WHAT IS BEING ASKED: Restate each line of the listing exactly, without carrying over any pictures.

------ DATA SHOWN

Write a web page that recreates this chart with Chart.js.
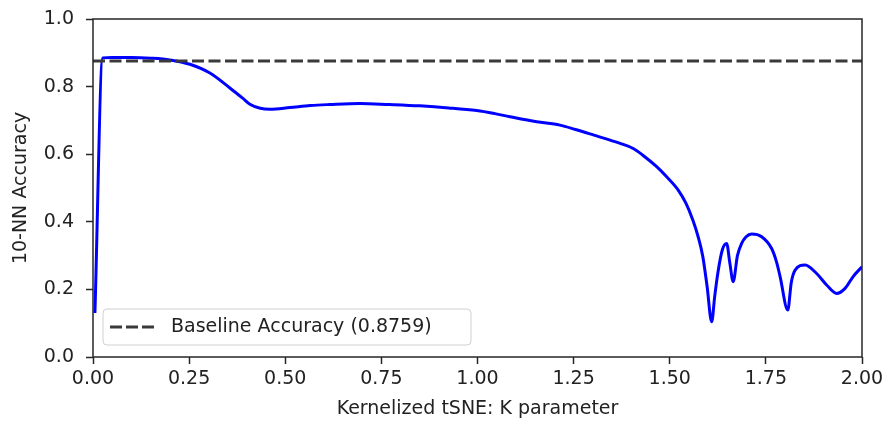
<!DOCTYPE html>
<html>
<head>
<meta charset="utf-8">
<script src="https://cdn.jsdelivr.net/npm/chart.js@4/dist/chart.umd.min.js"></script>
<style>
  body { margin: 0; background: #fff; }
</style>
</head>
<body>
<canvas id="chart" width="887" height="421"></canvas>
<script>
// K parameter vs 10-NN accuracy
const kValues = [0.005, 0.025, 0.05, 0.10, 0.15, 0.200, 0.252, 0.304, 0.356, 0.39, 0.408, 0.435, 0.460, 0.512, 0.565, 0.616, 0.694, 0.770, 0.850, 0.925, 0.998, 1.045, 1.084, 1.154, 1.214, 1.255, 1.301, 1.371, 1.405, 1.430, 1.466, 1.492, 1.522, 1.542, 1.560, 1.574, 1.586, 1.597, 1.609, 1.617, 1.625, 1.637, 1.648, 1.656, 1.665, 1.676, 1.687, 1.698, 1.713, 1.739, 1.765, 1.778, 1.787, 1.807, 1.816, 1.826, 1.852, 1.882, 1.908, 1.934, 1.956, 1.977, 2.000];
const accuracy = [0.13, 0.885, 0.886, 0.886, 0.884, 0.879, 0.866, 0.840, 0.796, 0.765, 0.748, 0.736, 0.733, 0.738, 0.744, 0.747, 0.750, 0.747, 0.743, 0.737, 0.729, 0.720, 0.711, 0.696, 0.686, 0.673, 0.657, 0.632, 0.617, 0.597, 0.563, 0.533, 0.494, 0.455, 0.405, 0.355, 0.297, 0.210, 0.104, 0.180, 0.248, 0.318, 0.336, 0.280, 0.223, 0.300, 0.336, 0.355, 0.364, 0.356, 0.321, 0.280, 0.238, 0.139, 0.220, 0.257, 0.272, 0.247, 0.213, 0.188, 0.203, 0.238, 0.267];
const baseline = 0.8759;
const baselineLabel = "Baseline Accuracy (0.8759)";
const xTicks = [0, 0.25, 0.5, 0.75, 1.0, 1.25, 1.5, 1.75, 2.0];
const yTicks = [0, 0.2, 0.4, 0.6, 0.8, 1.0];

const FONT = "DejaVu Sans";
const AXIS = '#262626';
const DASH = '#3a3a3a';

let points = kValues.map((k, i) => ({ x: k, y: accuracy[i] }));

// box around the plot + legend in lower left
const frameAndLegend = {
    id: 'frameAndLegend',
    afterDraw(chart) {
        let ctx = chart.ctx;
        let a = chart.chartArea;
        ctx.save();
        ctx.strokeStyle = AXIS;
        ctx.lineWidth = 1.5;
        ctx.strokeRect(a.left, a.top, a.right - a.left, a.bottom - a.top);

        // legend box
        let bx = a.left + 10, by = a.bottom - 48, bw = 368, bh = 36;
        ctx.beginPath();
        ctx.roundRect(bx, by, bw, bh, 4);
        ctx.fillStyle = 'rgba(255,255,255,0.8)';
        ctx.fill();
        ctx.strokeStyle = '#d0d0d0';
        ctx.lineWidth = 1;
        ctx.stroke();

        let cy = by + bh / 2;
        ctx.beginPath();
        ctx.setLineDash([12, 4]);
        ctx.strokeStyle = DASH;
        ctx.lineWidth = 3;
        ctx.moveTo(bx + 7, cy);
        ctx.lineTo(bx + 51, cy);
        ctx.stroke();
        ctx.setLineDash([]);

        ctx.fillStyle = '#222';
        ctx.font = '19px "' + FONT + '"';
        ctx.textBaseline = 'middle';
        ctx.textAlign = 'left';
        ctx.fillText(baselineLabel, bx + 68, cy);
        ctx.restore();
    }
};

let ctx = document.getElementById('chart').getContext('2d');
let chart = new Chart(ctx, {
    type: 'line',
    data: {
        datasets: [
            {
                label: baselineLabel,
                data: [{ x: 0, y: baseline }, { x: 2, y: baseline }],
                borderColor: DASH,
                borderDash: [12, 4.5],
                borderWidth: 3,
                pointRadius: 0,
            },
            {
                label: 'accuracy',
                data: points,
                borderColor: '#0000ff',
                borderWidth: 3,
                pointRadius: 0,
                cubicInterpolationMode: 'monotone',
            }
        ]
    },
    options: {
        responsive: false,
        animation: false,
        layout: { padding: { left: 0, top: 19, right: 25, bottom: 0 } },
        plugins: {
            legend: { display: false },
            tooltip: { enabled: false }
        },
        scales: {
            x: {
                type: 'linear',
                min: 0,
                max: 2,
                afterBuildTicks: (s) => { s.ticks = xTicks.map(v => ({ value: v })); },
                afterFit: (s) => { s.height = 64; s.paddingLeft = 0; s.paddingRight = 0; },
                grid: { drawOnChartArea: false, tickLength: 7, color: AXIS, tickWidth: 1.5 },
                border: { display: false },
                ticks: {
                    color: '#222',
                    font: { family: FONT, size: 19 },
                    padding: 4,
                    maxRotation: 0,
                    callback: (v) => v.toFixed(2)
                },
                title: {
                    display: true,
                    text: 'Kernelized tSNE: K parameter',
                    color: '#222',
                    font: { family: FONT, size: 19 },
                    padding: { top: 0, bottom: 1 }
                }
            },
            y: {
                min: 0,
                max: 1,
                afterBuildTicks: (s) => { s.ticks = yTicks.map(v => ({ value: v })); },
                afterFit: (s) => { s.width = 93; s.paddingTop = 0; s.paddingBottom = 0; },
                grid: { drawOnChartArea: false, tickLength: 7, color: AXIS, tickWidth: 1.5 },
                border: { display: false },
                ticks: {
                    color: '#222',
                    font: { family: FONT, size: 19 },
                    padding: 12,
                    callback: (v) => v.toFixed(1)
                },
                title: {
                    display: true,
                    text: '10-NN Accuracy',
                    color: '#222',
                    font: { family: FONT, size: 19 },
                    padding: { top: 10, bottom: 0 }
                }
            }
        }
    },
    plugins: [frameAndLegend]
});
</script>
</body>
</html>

------------

EXERCISE SOLUTION:
Write a web page that recreates this chart with Chart.js.
<!DOCTYPE html>
<html>
<head>
<meta charset="utf-8">
<script src="https://cdn.jsdelivr.net/npm/chart.js@4/dist/chart.umd.min.js"></script>
<style>
  body { margin: 0; background: #fff; }
</style>
</head>
<body>
<canvas id="chart" width="887" height="421"></canvas>
<script>
// K parameter vs 10-NN accuracy
const kValues = [0.005, 0.025, 0.05, 0.10, 0.15, 0.200, 0.252, 0.304, 0.356, 0.39, 0.408, 0.435, 0.460, 0.512, 0.565, 0.616, 0.694, 0.770, 0.850, 0.925, 0.998, 1.045, 1.084, 1.154, 1.214, 1.255, 1.301, 1.371, 1.405, 1.430, 1.466, 1.492, 1.522, 1.542, 1.560, 1.574, 1.586, 1.597, 1.609, 1.617, 1.625, 1.637, 1.648, 1.656, 1.665, 1.676, 1.687, 1.698, 1.713, 1.739, 1.765, 1.778, 1.787, 1.807, 1.816, 1.826, 1.852, 1.882, 1.908, 1.934, 1.956, 1.977, 2.000];
const accuracy = [0.13, 0.885, 0.886, 0.886, 0.884, 0.879, 0.866, 0.840, 0.796, 0.765, 0.748, 0.736, 0.733, 0.738, 0.744, 0.747, 0.750, 0.747, 0.743, 0.737, 0.729, 0.720, 0.711, 0.696, 0.686, 0.673, 0.657, 0.632, 0.617, 0.597, 0.563, 0.533, 0.494, 0.455, 0.405, 0.355, 0.297, 0.210, 0.104, 0.180, 0.248, 0.318, 0.336, 0.280, 0.223, 0.300, 0.336, 0.355, 0.364, 0.356, 0.321, 0.280, 0.238, 0.139, 0.220, 0.257, 0.272, 0.247, 0.213, 0.188, 0.203, 0.238, 0.267];
const baseline = 0.8759;
const baselineLabel = "Baseline Accuracy (0.8759)";
const xTicks = [0, 0.25, 0.5, 0.75, 1.0, 1.25, 1.5, 1.75, 2.0];
const yTicks = [0, 0.2, 0.4, 0.6, 0.8, 1.0];

const FONT = "DejaVu Sans";
const AXIS = '#262626';
const DASH = '#3a3a3a';

let points = kValues.map((k, i) => ({ x: k, y: accuracy[i] }));

// box around the plot + legend in lower left
const frameAndLegend = {
    id: 'frameAndLegend',
    afterDraw(chart) {
        let ctx = chart.ctx;
        let a = chart.chartArea;
        ctx.save();
        ctx.strokeStyle = AXIS;
        ctx.lineWidth = 1.5;
        ctx.strokeRect(a.left, a.top, a.right - a.left, a.bottom - a.top);

        // legend box
        let bx = a.left + 10, by = a.bottom - 48, bw = 368, bh = 36;
        ctx.beginPath();
        ctx.roundRect(bx, by, bw, bh, 4);
        ctx.fillStyle = 'rgba(255,255,255,0.8)';
        ctx.fill();
        ctx.strokeStyle = '#d0d0d0';
        ctx.lineWidth = 1;
        ctx.stroke();

        let cy = by + bh / 2;
        ctx.beginPath();
        ctx.setLineDash([12, 4]);
        ctx.strokeStyle = DASH;
        ctx.lineWidth = 3;
        ctx.moveTo(bx + 7, cy);
        ctx.lineTo(bx + 51, cy);
        ctx.stroke();
        ctx.setLineDash([]);

        ctx.fillStyle = '#222';
        ctx.font = '19px "' + FONT + '"';
        ctx.textBaseline = 'middle';
        ctx.textAlign = 'left';
        ctx.fillText(baselineLabel, bx + 68, cy);
        ctx.restore();
    }
};

let ctx = document.getElementById('chart').getContext('2d');
let chart = new Chart(ctx, {
    type: 'line',
    data: {
        datasets: [
            {
                label: baselineLabel,
                data: [{ x: 0, y: baseline }, { x: 2, y: baseline }],
                borderColor: DASH,
                borderDash: [12, 4.5],
                borderWidth: 3,
                pointRadius: 0,
            },
            {
                label: 'accuracy',
                data: points,
                borderColor: '#0000ff',
                borderWidth: 3,
                pointRadius: 0,
                cubicInterpolationMode: 'monotone',
            }
        ]
    },
    options: {
        responsive: false,
        animation: false,
        layout: { padding: { left: 0, top: 19, right: 25, bottom: 0 } },
        plugins: {
            legend: { display: false },
            tooltip: { enabled: false }
        },
        scales: {
            x: {
                type: 'linear',
                min: 0,
                max: 2,
                afterBuildTicks: (s) => { s.ticks = xTicks.map(v => ({ value: v })); },
                afterFit: (s) => { s.height = 64; s.paddingLeft = 0; s.paddingRight = 0; },
                grid: { drawOnChartArea: false, tickLength: 7, color: AXIS, tickWidth: 1.5 },
                border: { display: false },
                ticks: {
                    color: '#222',
                    font: { family: FONT, size: 19 },
                    padding: 4,
                    maxRotation: 0,
                    callback: (v) => v.toFixed(2)
                },
                title: {
                    display: true,
                    text: 'Kernelized tSNE: K parameter',
                    color: '#222',
                    font: { family: FONT, size: 19 },
                    padding: { top: 0, bottom: 1 }
                }
            },
            y: {
                min: 0,
                max: 1,
                afterBuildTicks: (s) => { s.ticks = yTicks.map(v => ({ value: v })); },
                afterFit: (s) => { s.width = 93; s.paddingTop = 0; s.paddingBottom = 0; },
                grid: { drawOnChartArea: false, tickLength: 7, color: AXIS, tickWidth: 1.5 },
                border: { display: false },
                ticks: {
                    color: '#222',
                    font: { family: FONT, size: 19 },
                    padding: 12,
                    callback: (v) => v.toFixed(1)
                },
                title: {
                    display: true,
                    text: '10-NN Accuracy',
                    color: '#222',
                    font: { family: FONT, size: 19 },
                    padding: { top: 10, bottom: 0 }
                }
            }
        }
    },
    plugins: [frameAndLegend]
});
</script>
</body>
</html>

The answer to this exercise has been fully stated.